The label is distributed via its own e-shop, launched four years ago, and about 70 quality multibrand retailers and department stores worldwide, from Le Bon Marché in Paris to Harrods in London and Joyce in Hong Kong.
“We are lucky to have a well-established set of clients, strong, consistent and appropriate to us. The challenge is to be able to forge a more in-depth relationship with them. To optimise our performance, we have therefore introduced a series of trunk shows and pop-up initiatives in department stores,” said Carreira.
In addition, Mary Katrantzou has its own private customers, including celebrities like Kylie and Kendall Jenner and Cate Blanchett, to name but a few.
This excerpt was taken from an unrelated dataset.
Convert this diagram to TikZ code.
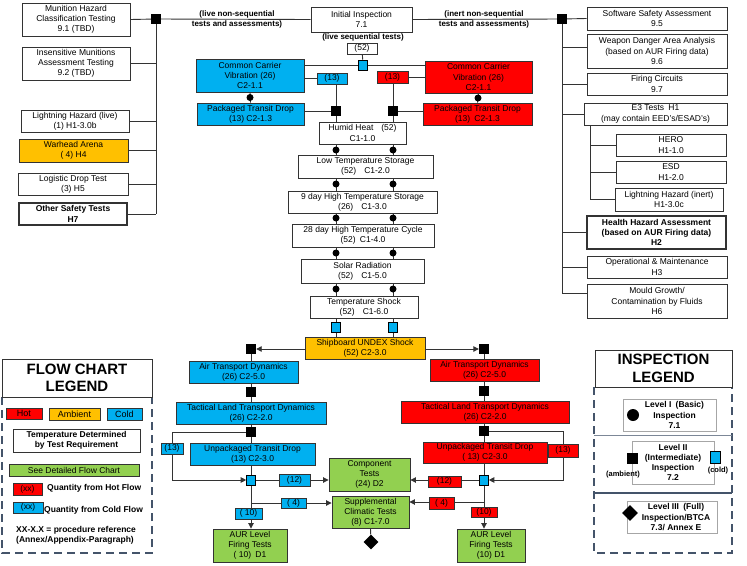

It has notably attracted a number of women who are active in the culture and creativity sectors.
In January 2018, Chinese businesswoman Wendy Yu, a personal friend of Katrantzou, acquired a minority stake in the British label via her Yu Capital investment fund, to help Mary Katrantzou accelerate its expansion in Asia. The label’s main markets are currently the UK and the USA.
How will Mary Katrantzou keep this momentum going?
“This year, we took the opportunity to change our commercial approach, and we now introduce only one collection per season, splitting it up in three delivery batches. This allows us to stagger production more efficiently by delivering in November, January-February and April-May, July and August. Buyers are quite happy and they are with us on this,” said Carreira.
Previously, 80% of sales were made with the pre-collection and the remaining 20% after the show, the focal point of the label's entire communication effort. The new system, introduced with the Spring/Summer 2019 collection, notably relieves the pressure usually caused by having to produce at very short notice. “All of a sudden, most of the development work for the show is made in advance, enabling us to create something extraordinary for the show, and also sales-wise,” concluded Carreira.